## [RECORDS FOR THE EXERCISE]
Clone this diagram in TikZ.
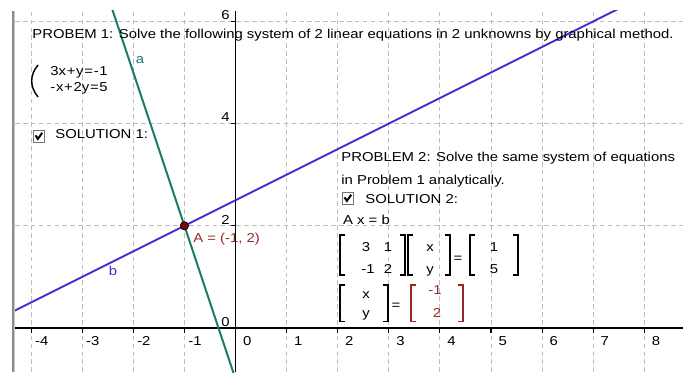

...

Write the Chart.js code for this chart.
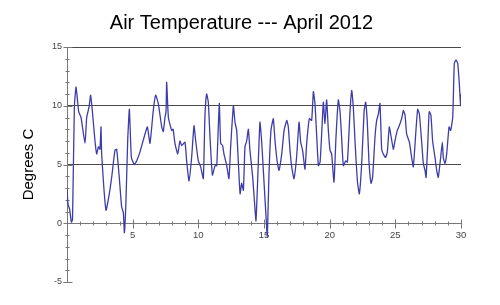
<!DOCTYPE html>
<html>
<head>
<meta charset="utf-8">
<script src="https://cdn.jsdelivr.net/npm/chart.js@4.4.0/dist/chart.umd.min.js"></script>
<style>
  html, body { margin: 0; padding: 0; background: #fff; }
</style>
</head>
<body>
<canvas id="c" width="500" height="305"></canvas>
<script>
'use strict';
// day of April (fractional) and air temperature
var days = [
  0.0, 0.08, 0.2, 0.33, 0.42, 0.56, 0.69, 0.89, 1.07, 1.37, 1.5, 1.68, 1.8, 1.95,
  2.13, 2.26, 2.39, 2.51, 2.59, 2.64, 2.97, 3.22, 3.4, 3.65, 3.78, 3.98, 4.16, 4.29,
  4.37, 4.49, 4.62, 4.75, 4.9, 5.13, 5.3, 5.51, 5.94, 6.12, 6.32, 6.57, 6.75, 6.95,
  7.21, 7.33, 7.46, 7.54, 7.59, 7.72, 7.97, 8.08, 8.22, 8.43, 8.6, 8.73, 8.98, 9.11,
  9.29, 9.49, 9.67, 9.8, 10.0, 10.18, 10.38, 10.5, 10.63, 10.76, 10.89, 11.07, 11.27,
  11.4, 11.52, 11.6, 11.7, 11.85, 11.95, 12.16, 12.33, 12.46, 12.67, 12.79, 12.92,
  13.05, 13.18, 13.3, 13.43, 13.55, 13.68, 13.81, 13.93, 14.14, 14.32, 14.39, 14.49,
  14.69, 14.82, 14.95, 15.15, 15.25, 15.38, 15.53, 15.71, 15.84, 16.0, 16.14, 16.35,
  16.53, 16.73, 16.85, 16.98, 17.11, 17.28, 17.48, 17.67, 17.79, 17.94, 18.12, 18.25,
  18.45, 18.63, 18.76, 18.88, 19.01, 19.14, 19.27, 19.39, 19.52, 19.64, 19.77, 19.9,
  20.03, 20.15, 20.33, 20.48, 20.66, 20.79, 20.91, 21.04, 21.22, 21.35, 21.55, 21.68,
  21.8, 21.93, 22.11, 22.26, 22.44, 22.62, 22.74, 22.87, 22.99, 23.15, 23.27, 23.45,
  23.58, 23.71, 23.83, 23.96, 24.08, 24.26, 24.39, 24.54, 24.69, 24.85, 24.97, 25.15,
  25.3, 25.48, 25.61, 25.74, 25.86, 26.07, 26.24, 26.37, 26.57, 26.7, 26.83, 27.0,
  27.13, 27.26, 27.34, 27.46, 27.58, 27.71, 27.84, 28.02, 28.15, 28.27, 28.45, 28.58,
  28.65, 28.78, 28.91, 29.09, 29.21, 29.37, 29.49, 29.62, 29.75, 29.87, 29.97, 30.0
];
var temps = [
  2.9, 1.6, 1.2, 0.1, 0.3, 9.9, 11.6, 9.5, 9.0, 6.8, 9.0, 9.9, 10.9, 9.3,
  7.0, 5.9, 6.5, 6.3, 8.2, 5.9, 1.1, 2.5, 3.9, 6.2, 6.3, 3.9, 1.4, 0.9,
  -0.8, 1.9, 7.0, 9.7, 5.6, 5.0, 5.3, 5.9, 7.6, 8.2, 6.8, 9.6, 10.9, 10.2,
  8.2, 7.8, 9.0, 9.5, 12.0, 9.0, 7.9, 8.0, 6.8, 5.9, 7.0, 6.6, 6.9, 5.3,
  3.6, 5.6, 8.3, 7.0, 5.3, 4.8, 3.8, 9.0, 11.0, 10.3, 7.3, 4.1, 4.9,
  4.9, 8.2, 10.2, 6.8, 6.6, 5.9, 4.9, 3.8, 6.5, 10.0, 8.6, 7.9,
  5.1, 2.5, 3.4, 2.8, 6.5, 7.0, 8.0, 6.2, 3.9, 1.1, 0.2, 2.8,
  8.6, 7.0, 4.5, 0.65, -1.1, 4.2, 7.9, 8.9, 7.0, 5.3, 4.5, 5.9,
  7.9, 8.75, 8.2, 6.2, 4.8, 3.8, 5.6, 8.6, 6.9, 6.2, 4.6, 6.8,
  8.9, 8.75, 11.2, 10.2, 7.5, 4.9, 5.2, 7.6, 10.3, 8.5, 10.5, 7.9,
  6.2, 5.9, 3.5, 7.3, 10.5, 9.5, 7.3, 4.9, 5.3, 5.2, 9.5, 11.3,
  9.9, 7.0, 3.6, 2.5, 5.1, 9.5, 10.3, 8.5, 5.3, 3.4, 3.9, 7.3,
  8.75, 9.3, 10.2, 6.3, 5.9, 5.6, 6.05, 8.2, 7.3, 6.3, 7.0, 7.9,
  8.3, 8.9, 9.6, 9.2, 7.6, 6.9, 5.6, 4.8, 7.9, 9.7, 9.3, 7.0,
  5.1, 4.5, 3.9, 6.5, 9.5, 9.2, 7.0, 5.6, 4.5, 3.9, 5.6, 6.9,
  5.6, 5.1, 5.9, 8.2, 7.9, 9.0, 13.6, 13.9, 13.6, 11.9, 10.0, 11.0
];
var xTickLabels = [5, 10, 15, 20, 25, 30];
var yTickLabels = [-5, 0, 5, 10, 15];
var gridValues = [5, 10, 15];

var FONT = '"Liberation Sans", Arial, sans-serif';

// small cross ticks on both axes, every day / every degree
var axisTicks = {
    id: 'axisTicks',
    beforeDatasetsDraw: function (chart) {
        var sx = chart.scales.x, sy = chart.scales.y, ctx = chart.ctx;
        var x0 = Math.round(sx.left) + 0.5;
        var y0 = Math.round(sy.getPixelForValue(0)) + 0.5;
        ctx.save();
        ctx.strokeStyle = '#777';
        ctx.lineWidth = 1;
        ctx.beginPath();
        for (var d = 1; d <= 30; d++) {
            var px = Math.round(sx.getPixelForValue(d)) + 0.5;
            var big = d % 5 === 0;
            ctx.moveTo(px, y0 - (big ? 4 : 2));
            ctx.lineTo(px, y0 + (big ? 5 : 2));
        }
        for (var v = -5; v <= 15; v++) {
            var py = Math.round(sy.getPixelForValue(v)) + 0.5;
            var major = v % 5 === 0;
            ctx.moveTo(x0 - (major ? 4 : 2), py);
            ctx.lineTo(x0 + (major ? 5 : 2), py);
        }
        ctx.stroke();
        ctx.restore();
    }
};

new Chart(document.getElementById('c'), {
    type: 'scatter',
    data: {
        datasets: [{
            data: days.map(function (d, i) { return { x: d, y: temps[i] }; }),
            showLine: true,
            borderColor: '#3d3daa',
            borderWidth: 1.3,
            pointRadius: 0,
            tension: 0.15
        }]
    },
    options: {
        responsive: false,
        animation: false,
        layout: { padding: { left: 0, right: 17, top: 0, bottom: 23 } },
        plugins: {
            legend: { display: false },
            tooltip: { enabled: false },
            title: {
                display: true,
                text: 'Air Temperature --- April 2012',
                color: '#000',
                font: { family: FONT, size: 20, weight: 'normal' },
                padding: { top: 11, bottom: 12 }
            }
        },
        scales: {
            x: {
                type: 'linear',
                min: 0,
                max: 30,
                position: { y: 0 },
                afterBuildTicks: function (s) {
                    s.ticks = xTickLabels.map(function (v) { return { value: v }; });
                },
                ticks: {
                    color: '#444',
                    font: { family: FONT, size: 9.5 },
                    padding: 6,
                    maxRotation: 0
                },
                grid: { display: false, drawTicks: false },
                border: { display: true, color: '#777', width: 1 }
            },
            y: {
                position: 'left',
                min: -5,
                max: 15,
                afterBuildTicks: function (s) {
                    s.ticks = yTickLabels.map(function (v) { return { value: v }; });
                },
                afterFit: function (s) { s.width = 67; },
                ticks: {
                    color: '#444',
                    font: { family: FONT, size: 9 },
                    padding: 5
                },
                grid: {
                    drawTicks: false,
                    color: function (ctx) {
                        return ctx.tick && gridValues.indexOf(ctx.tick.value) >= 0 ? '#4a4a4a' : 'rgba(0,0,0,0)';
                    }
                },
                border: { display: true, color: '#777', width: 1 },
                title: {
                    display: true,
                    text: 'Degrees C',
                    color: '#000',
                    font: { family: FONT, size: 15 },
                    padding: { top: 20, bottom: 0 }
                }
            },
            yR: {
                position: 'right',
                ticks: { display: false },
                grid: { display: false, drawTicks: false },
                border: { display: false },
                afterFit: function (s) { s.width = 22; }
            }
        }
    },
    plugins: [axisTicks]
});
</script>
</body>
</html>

## [WHAT THE TASK REQUIRES]
Only lines holding the string "this" are wanted; gather each one from the entries above.

## [THE ANSWER]
Clone this diagram in TikZ.
Write the Chart.js code for this chart.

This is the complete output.